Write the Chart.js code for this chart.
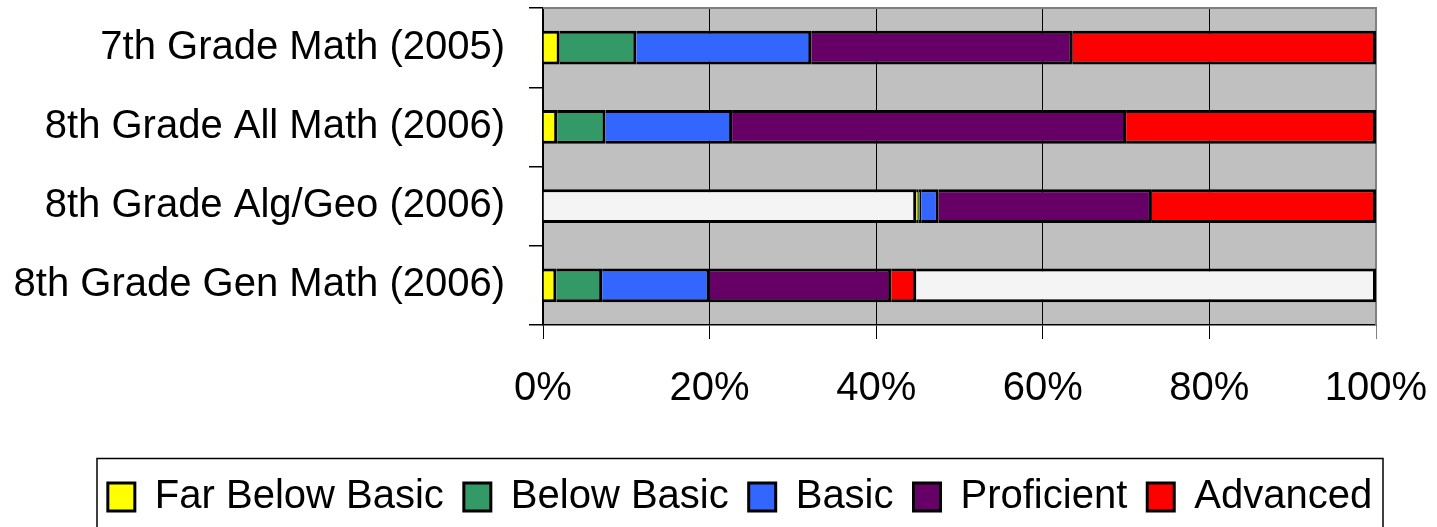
<!DOCTYPE html>
<html>
<head>
<meta charset="utf-8">
<script src="https://cdn.jsdelivr.net/npm/chart.js@4.4.1/dist/chart.umd.min.js"></script>
<style>
  html, body { margin: 0; padding: 0; background: #ffffff; }
  #wrap { width: 1437px; height: 527px; position: relative; }
</style>
</head>
<body>
<div id="wrap"><canvas id="chart" width="1437" height="527"></canvas></div>
<script>
// Test groups, top to bottom
const categories = [
  '7th Grade Math (2005)',
  '8th Grade All Math (2006)',
  '8th Grade Alg/Geo (2006)',
  '8th Grade Gen Math (2006)'
];

// Percent of students at each performance level
const notTestedLead  = [null, null, 44.8, null];
const farBelowBasic  = [2.0, 1.7, 0.3, 1.6];
const belowBasic     = [9.2, 5.8, 0.3, 5.5];
const basic          = [21.0, 15.2, 2.1, 12.9];
const proficient     = [31.4, 47.3, 25.6, 21.8];
const advanced       = [36.4, 30.0, 26.9, 3.0];
const notTestedTrail = [null, null, null, 55.2];

// Axis ticks (percent)
const xTickValues = [0, 20, 40, 60, 80, 100];

const FONT = "'Liberation Sans', Arial, sans-serif";
Chart.defaults.font.family = FONT;
Chart.defaults.color = '#000';

const LEGEND_CENTER = 740;

const barStyle = {
  borderColor: '#000000',
  borderWidth: 3,
  borderSkipped: 'start',
  barPercentage: 0.425,
  categoryPercentage: 1.0
};

function series(label, data, color, hidden) {
  return Object.assign({ label, data, backgroundColor: color, hideInLegend: !!hidden }, barStyle);
}

// Plot background, grey frame, legend placement and legend frame
const framePlugin = {
  id: 'frames',
  afterLayout(chart) {
    const lg = chart.legend;
    const shift = LEGEND_CENTER - (lg.left + lg.right) / 2;
    lg.left += shift;
    lg.right += shift;
  },
  beforeDraw(chart) {
    const { ctx, chartArea: a } = chart;
    ctx.save();
    ctx.fillStyle = '#C0C0C0';
    ctx.fillRect(a.left, a.top, a.right - a.left, a.bottom - a.top);
    ctx.restore();
  },
  beforeDatasetsDraw(chart) {
    const { ctx, chartArea: a } = chart;
    ctx.save();
    ctx.strokeStyle = '#808080';
    ctx.lineWidth = 2;
    ctx.beginPath();
    ctx.moveTo(a.left, a.top);
    ctx.lineTo(a.right, a.top);
    ctx.lineTo(a.right, a.bottom);
    ctx.stroke();
    ctx.restore();
  },
  afterDraw(chart) {
    const { ctx } = chart;
    const lg = chart.legend;
    const cx = (lg.left + lg.right) / 2;
    ctx.save();
    ctx.strokeStyle = '#000';
    ctx.lineWidth = 1.5;
    ctx.strokeRect(cx - 643, lg.top + 1.5, 1286, 200);
    ctx.restore();
  }
};

new Chart(document.getElementById('chart'), {
  type: 'bar',
  data: {
    labels: categories,
    datasets: [
      series('Not tested', notTestedLead, '#F4F4F4', true),
      series('Far Below Basic', farBelowBasic, '#FFFF00'),
      series('Below Basic', belowBasic, '#339966'),
      series('Basic', basic, '#3366FF'),
      series('Proficient', proficient, '#660066'),
      series('Advanced', advanced, '#FF0000'),
      series('Not tested', notTestedTrail, '#F4F4F4', true)
    ]
  },
  options: {
    indexAxis: 'y',
    responsive: false,
    animation: false,
    devicePixelRatio: 1,
    layout: { padding: { top: 8, left: 8, right: 61, bottom: 0 } },
    plugins: {
      tooltip: { enabled: false },
      legend: {
        position: 'bottom',
        labels: {
          font: { size: 40, family: FONT },
          color: '#000',
          boxWidth: 27,
          boxHeight: 28,
          padding: 20,
          filter: (item, data) => !data.datasets[item.datasetIndex].hideInLegend
        }
      }
    },
    scales: {
      x: {
        type: 'linear',
        stacked: true,
        min: 0,
        max: 100,
        afterBuildTicks: (scale) => { scale.ticks = xTickValues.map(v => ({ value: v })); },
        ticks: {
          font: { size: 40, family: FONT },
          color: '#000',
          padding: 26,
          maxRotation: 0,
          callback: (v) => v + '%'
        },
        grid: {
          color: (c) => (c.tick && c.tick.value === 100) ? '#808080' : '#000000',
          lineWidth: 1,
          drawTicks: true,
          tickLength: 14
        },
        border: { display: true, color: '#000', width: 1.5 },
        afterFit: (scale) => {
          scale.height = 132;
          scale.paddingLeft = 0;
          scale.paddingRight = 0;
        }
      },
      y: {
        type: 'category',
        stacked: true,
        offset: true,
        ticks: {
          font: { size: 40, family: FONT },
          color: '#000',
          padding: 24
        },
        grid: {
          offset: true,
          drawOnChartArea: false,
          drawTicks: true,
          tickLength: 14,
          color: '#000',
          lineWidth: 1.5
        },
        border: { display: true, color: '#000', width: 1.5 },
        afterFit: (scale) => {
          scale.width = 535;
          scale.paddingTop = 0;
          scale.paddingBottom = 0;
        }
      }
    }
  },
  plugins: [framePlugin]
});
</script>
</body>
</html>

____

> **What you need to do**:
Omit the pictures, then quote the rest of the material above exactly.

> **Answer in full**:
Write the Chart.js code for this chart.
<!DOCTYPE html>
<html>
<head>
<meta charset="utf-8">
<script src="https://cdn.jsdelivr.net/npm/chart.js@4.4.1/dist/chart.umd.min.js"></script>
<style>
  html, body { margin: 0; padding: 0; background: #ffffff; }
  #wrap { width: 1437px; height: 527px; position: relative; }
</style>
</head>
<body>
<div id="wrap"><canvas id="chart" width="1437" height="527"></canvas></div>
<script>
// Test groups, top to bottom
const categories = [
  '7th Grade Math (2005)',
  '8th Grade All Math (2006)',
  '8th Grade Alg/Geo (2006)',
  '8th Grade Gen Math (2006)'
];

// Percent of students at each performance level
const notTestedLead  = [null, null, 44.8, null];
const farBelowBasic  = [2.0, 1.7, 0.3, 1.6];
const belowBasic     = [9.2, 5.8, 0.3, 5.5];
const basic          = [21.0, 15.2, 2.1, 12.9];
const proficient     = [31.4, 47.3, 25.6, 21.8];
const advanced       = [36.4, 30.0, 26.9, 3.0];
const notTestedTrail = [null, null, null, 55.2];

// Axis ticks (percent)
const xTickValues = [0, 20, 40, 60, 80, 100];

const FONT = "'Liberation Sans', Arial, sans-serif";
Chart.defaults.font.family = FONT;
Chart.defaults.color = '#000';

const LEGEND_CENTER = 740;

const barStyle = {
  borderColor: '#000000',
  borderWidth: 3,
  borderSkipped: 'start',
  barPercentage: 0.425,
  categoryPercentage: 1.0
};

function series(label, data, color, hidden) {
  return Object.assign({ label, data, backgroundColor: color, hideInLegend: !!hidden }, barStyle);
}

// Plot background, grey frame, legend placement and legend frame
const framePlugin = {
  id: 'frames',
  afterLayout(chart) {
    const lg = chart.legend;
    const shift = LEGEND_CENTER - (lg.left + lg.right) / 2;
    lg.left += shift;
    lg.right += shift;
  },
  beforeDraw(chart) {
    const { ctx, chartArea: a } = chart;
    ctx.save();
    ctx.fillStyle = '#C0C0C0';
    ctx.fillRect(a.left, a.top, a.right - a.left, a.bottom - a.top);
    ctx.restore();
  },
  beforeDatasetsDraw(chart) {
    const { ctx, chartArea: a } = chart;
    ctx.save();
    ctx.strokeStyle = '#808080';
    ctx.lineWidth = 2;
    ctx.beginPath();
    ctx.moveTo(a.left, a.top);
    ctx.lineTo(a.right, a.top);
    ctx.lineTo(a.right, a.bottom);
    ctx.stroke();
    ctx.restore();
  },
  afterDraw(chart) {
    const { ctx } = chart;
    const lg = chart.legend;
    const cx = (lg.left + lg.right) / 2;
    ctx.save();
    ctx.strokeStyle = '#000';
    ctx.lineWidth = 1.5;
    ctx.strokeRect(cx - 643, lg.top + 1.5, 1286, 200);
    ctx.restore();
  }
};

new Chart(document.getElementById('chart'), {
  type: 'bar',
  data: {
    labels: categories,
    datasets: [
      series('Not tested', notTestedLead, '#F4F4F4', true),
      series('Far Below Basic', farBelowBasic, '#FFFF00'),
      series('Below Basic', belowBasic, '#339966'),
      series('Basic', basic, '#3366FF'),
      series('Proficient', proficient, '#660066'),
      series('Advanced', advanced, '#FF0000'),
      series('Not tested', notTestedTrail, '#F4F4F4', true)
    ]
  },
  options: {
    indexAxis: 'y',
    responsive: false,
    animation: false,
    devicePixelRatio: 1,
    layout: { padding: { top: 8, left: 8, right: 61, bottom: 0 } },
    plugins: {
      tooltip: { enabled: false },
      legend: {
        position: 'bottom',
        labels: {
          font: { size: 40, family: FONT },
          color: '#000',
          boxWidth: 27,
          boxHeight: 28,
          padding: 20,
          filter: (item, data) => !data.datasets[item.datasetIndex].hideInLegend
        }
      }
    },
    scales: {
      x: {
        type: 'linear',
        stacked: true,
        min: 0,
        max: 100,
        afterBuildTicks: (scale) => { scale.ticks = xTickValues.map(v => ({ value: v })); },
        ticks: {
          font: { size: 40, family: FONT },
          color: '#000',
          padding: 26,
          maxRotation: 0,
          callback: (v) => v + '%'
        },
        grid: {
          color: (c) => (c.tick && c.tick.value === 100) ? '#808080' : '#000000',
          lineWidth: 1,
          drawTicks: true,
          tickLength: 14
        },
        border: { display: true, color: '#000', width: 1.5 },
        afterFit: (scale) => {
          scale.height = 132;
          scale.paddingLeft = 0;
          scale.paddingRight = 0;
        }
      },
      y: {
        type: 'category',
        stacked: true,
        offset: true,
        ticks: {
          font: { size: 40, family: FONT },
          color: '#000',
          padding: 24
        },
        grid: {
          offset: true,
          drawOnChartArea: false,
          drawTicks: true,
          tickLength: 14,
          color: '#000',
          lineWidth: 1.5
        },
        border: { display: true, color: '#000', width: 1.5 },
        afterFit: (scale) => {
          scale.width = 535;
          scale.paddingTop = 0;
          scale.paddingBottom = 0;
        }
      }
    }
  },
  plugins: [framePlugin]
});
</script>
</body>
</html>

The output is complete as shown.